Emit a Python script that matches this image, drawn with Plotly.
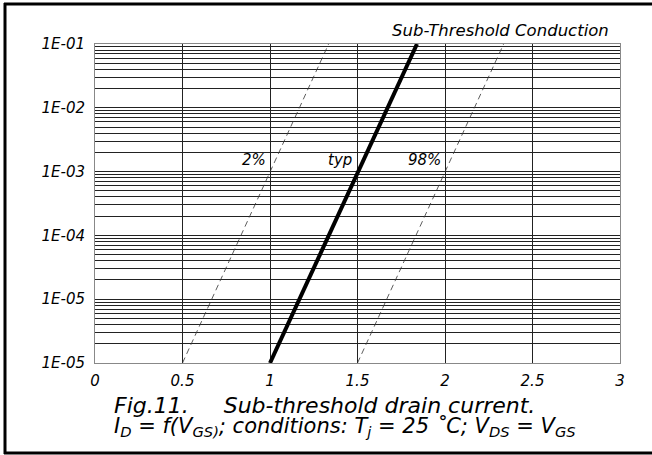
import plotly.graph_objects as go

# ---- data ----
vgs_typ = [1.0, 1.84]
id_typ = [1e-6, 1e-1]
vgs_2pct = [0.5, 1.335]
id_2pct = [1e-6, 1e-1]
vgs_98pct = [1.5, 2.335]
id_98pct = [1e-6, 1e-1]

x_tick_vals = [0, 0.5, 1, 1.5, 2, 2.5, 3]
x_tick_labels = ["0", "0.5", "1", "1.5", "2", "2.5", "3"]
y_decades = [1e-6, 1e-5, 1e-4, 1e-3, 1e-2, 1e-1]
y_decade_labels = ["1E-05", "1E-05", "1E-04", "1E-03", "1E-02", "1E-01"]
minor_mults = [2, 3, 4, 5, 6, 7, 8, 9]

curve_labels = ["2%", "typ", "98%"]
curve_label_x = [1.0, 1.49, 2.0]
curve_label_y = [1e-3, 1e-3, 1e-3]

# ---- layout geometry ----
WIDTH, HEIGHT = 652, 455
L, R, T, B = 95, 620, 44, 363
PW, PH = R - L, B - T

def px(x):
    return (x - L) / PW

def py(y):
    return (B - y) / PH

FONT = "DejaVu Sans"

tickvals = []
ticktext = []
for d, lab in zip(y_decades, y_decade_labels):
    tickvals.append(d)
    ticktext.append(lab)
    if d < y_decades[-1]:
        for m in minor_mults:
            tickvals.append(d * m)
            ticktext.append("")

fig = go.Figure()
fig.add_trace(go.Scatter(x=vgs_2pct, y=id_2pct, mode="lines",
                         line=dict(color="#333", width=0.8, dash="6px,4px"),
                         showlegend=False))
fig.add_trace(go.Scatter(x=vgs_98pct, y=id_98pct, mode="lines",
                         line=dict(color="#333", width=0.8, dash="6px,4px"),
                         showlegend=False))
fig.add_trace(go.Scatter(x=vgs_typ, y=id_typ, mode="lines",
                         line=dict(color="black", width=4),
                         showlegend=False))

for lab, xv, yv in zip(curve_labels, curve_label_x, curve_label_y):
    fig.add_annotation(x=xv, y=-3, xref="x", yref="y", text=lab,
                       showarrow=False, xanchor="right", yanchor="bottom",
                       xshift=-2, yshift=1,
                       font=dict(family=FONT, size=15, color="black", style="italic"))

fig.add_annotation(x=px(611), y=py(31), xref="paper", yref="paper",
                   text="Sub-Threshold Conduction", showarrow=False,
                   xanchor="right", yanchor="middle",
                   font=dict(family=FONT, size=16.5, color="black", style="italic"))

fig.add_annotation(x=px(112), y=py(405), xref="paper", yref="paper",
                   text="Fig.11.&nbsp;&nbsp;&nbsp;&nbsp; Sub-threshold drain current.",
                   showarrow=False, xanchor="left", yanchor="middle",
                   font=dict(family=FONT, size=22, color="black", style="italic"))
fig.add_annotation(x=px(112), y=py(427), xref="paper", yref="paper",
                   text="I<sub>D</sub> = f(V<sub>GS)</sub>; conditions: T<sub>j</sub> = 25 ˚C; V<sub>DS</sub> = V<sub>GS</sub>",
                   showarrow=False, xanchor="left", yanchor="middle",
                   font=dict(family=FONT, size=21, color="black", style="italic"))

# outer frame: left, top and bottom edges (open on the right, as in the reference)
frame_line = dict(color="black", width=3)
fig.add_shape(type="line", xref="paper", yref="paper",
              x0=px(5), x1=px(5), y0=py(454), y1=py(3), line=frame_line)
fig.add_shape(type="line", xref="paper", yref="paper",
              x0=px(4), x1=px(652), y0=py(4), y1=py(4), line=frame_line)
fig.add_shape(type="line", xref="paper", yref="paper",
              x0=px(4), x1=px(652), y0=py(453), y1=py(453), line=frame_line)

fig.update_xaxes(range=[0, 3], tickvals=x_tick_vals, ticktext=x_tick_labels,
                 showgrid=True, gridcolor="#222", gridwidth=1,
                 zeroline=False, showline=True, linecolor="#888", linewidth=1,
                 mirror=True, ticks="", ticklabelstandoff=4,
                 tickfont=dict(family=FONT, size=15, color="black", style="italic"))
fig.update_yaxes(type="log", range=[-6, -1], tickvals=tickvals, ticktext=ticktext,
                 showgrid=True, gridcolor="#222", gridwidth=1,
                 zeroline=False, showline=True, linecolor="#888", linewidth=1,
                 mirror=True, ticks="", ticklabelstandoff=6,
                 tickfont=dict(family=FONT, size=15, color="black", style="italic"))

fig.update_layout(width=WIDTH, height=HEIGHT,
                  margin=dict(l=L, r=WIDTH - R, t=T, b=HEIGHT - B, pad=0),
                  paper_bgcolor="white", plot_bgcolor="white",
                  showlegend=False)

fig.write_html("out.html", config={"displayModeBar": False},
               post_script="document.body.style.margin='0';document.body.style.overflow='hidden';")
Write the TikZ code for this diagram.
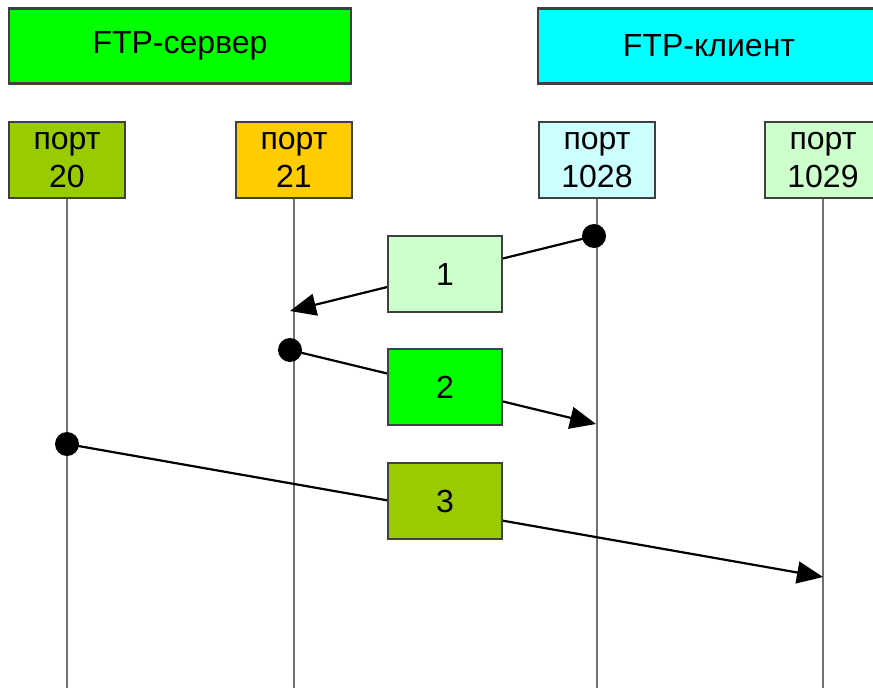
\documentclass[tikz,border=0pt]{standalone}
\usepackage{fontspec}
\setmainfont{Liberation Sans}
\usetikzlibrary{arrows.meta}
\definecolor{srvgreen}{HTML}{00FF00}
\definecolor{cliCyan}{HTML}{00FFFF}
\definecolor{olive}{HTML}{99CC00}
\definecolor{gold}{HTML}{FFCC00}
\definecolor{lcyan}{HTML}{CCFFFF}
\definecolor{lgreen}{HTML}{CCFFCC}
\definecolor{edge}{HTML}{404040}
\definecolor{life}{HTML}{707070}
\tikzset{
  boxbase/.style={draw=edge, line width=2.2pt, inner sep=0pt, align=center,
    font=\fontsize{32}{38}\selectfont},
  titlebox/.style={boxbase, minimum width=342pt, minimum height=75pt},
  portbox/.style={boxbase, minimum width=116pt, minimum height=76pt},
  msgbox/.style={boxbase, minimum width=114pt, minimum height=76pt},
  lifeline/.style={draw=life, line width=2.3pt},
  msg/.style={draw=black, line width=2.2pt, -{Triangle[length=26pt,width=22pt]}},
  dotmark/.style={fill=black}
}
\begin{document}
\begin{tikzpicture}[x=1pt,y=-1pt]
\useasboundingbox (0,0) rectangle (873,688);
\clip (0,0) rectangle (873,688);
\fill[white] (0,0) rectangle (873,688);
% title boxes
\node[titlebox, fill=srvgreen] (srv) at (180,46) {FTP-сервер};
\node[titlebox, fill=cliCyan] (cli) at (709,46) {FTP-клиент};
% ports
\node[portbox, fill=olive] (p20) at (67,160) {порт\\20};
\node[portbox, fill=gold] (p21) at (294,160) {порт\\21};
\node[portbox, fill=lcyan] (p1028) at (597,160) {порт\\1028};
\node[portbox, fill=lgreen] (p1029) at (823,160) {порт\\1029};
% lifeline ends
\coordinate (e20) at (67,690);
\coordinate (e21) at (294,690);
\coordinate (e1028) at (597,690);
\coordinate (e1029) at (823,690);
\draw[lifeline] (p20.south) -- (e20);
\draw[lifeline] (p21.south) -- (e21);
\draw[lifeline] (p1028.south) -- (e1028);
\draw[lifeline] (p1029.south) -- (e1029);
% message end points
\coordinate (s1) at (594,236);
\coordinate (t1) at (290,311);
\coordinate (s2) at (290,350);
\coordinate (t2) at (596,424);
\coordinate (s3) at (67,444);
\coordinate (t3) at (823,577);
\draw[msg] (s1) -- (t1);
\draw[msg] (s2) -- (t2);
\draw[msg] (s3) -- (t3);
\fill[dotmark] (s1) circle (12pt);
\fill[dotmark] (s2) circle (12pt);
\fill[dotmark] (s3) circle (12pt);
% message boxes
\node[msgbox, fill=lgreen] (m1) at (445,274) {1};
\node[msgbox, fill=srvgreen] (m2) at (445,387) {2};
\node[msgbox, fill=olive] (m3) at (445,501) {3};
\end{tikzpicture}
\end{document}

========

• Exercise requirements: Stop after the line containing "id_98pct = [1e-6, 1e-1]": copy the records exactly from the first line up to there, leaving pictures out.

• Solution to this problem:
Emit a Python script that matches this image, drawn with Plotly.
import plotly.graph_objects as go

# ---- data ----
vgs_typ = [1.0, 1.84]
id_typ = [1e-6, 1e-1]
vgs_2pct = [0.5, 1.335]
id_2pct = [1e-6, 1e-1]
vgs_98pct = [1.5, 2.335]
id_98pct = [1e-6, 1e-1]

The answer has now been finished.